5. Persaingan dari Produk Alternatif
Kini, pasar dipenuhi wadah penyimpanan dari berbagai merek dengan harga lebih murah, desain menarik, dan bahkan ramah lingkungan. Produk dari bahan kaca atau BPA-free dianggap lebih sehat dan modern, membuat Tupperware kehilangan daya tariknya di mata konsumen muda.
6. Gagalnya Strategi Restrukturisasi
Meskipun sempat mengganti CEO dan mencoba restrukturisasi keuangan, langkah-langkah tersebut tidak cukup menyelamatkan perusahaan. Pabrik terakhir mereka di AS akhirnya ditutup pada pertengahan 2024, menandakan tekanan besar yang tak bisa ditahan lagi.
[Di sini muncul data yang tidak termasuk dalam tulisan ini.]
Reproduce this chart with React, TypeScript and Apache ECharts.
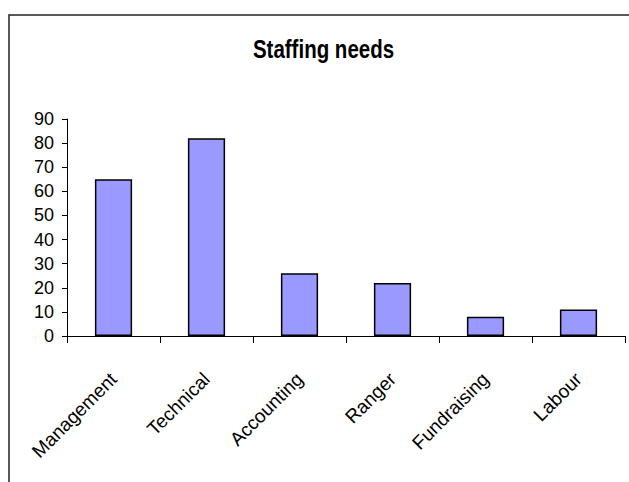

Tindakan Akhir: Ajukan Perlindungan Pailit
Pada September 2024, Tupperware secara resmi mengajukan perlindungan pailit (Chapter 11) di AS. Langkah ini diambil karena beban utang yang membengkak, penjualan yang terus turun, dan kegagalan dalam restrukturisasi. Perusahaan tetap beroperasi, tapi dalam skala yang lebih kecil dan dengan pemilik baru setelah proses akuisisi selesai.
Pelajaran dari Bangkrutnya Tupperware
Adaptasi Teknologi adalah Kunci: Perusahaan harus mampu bertransformasi sesuai perubahan zaman.
Kontrol Biaya Operasional: Biaya yang tidak terkendali bisa mematikan bisnis, tak peduli sekuat apa mereknya.
Jangan Terlalu Bergantung pada Satu Model Penjualan: Diversifikasi saluran penjualan sangat penting.
Ikuti Tren Konsumen: Inovasi dan pemahaman terhadap preferensi konsumen sangat menentukan masa depan merek.
Kisah kebangkrutan Tupperware bukan hanya soal penurunan penjualan, tetapi akibat kombinasi dari kegagalan beradaptasi, membengkaknya biaya, dan strategi yang kurang tepat. Ini menjadi pengingat bahwa sebesar apa pun sebuah merek, tanpa inovasi dan respon cepat terhadap perubahan, mereka bisa kehilangan relevansi dan tumbang di tengah persaingan yang semakin ketat.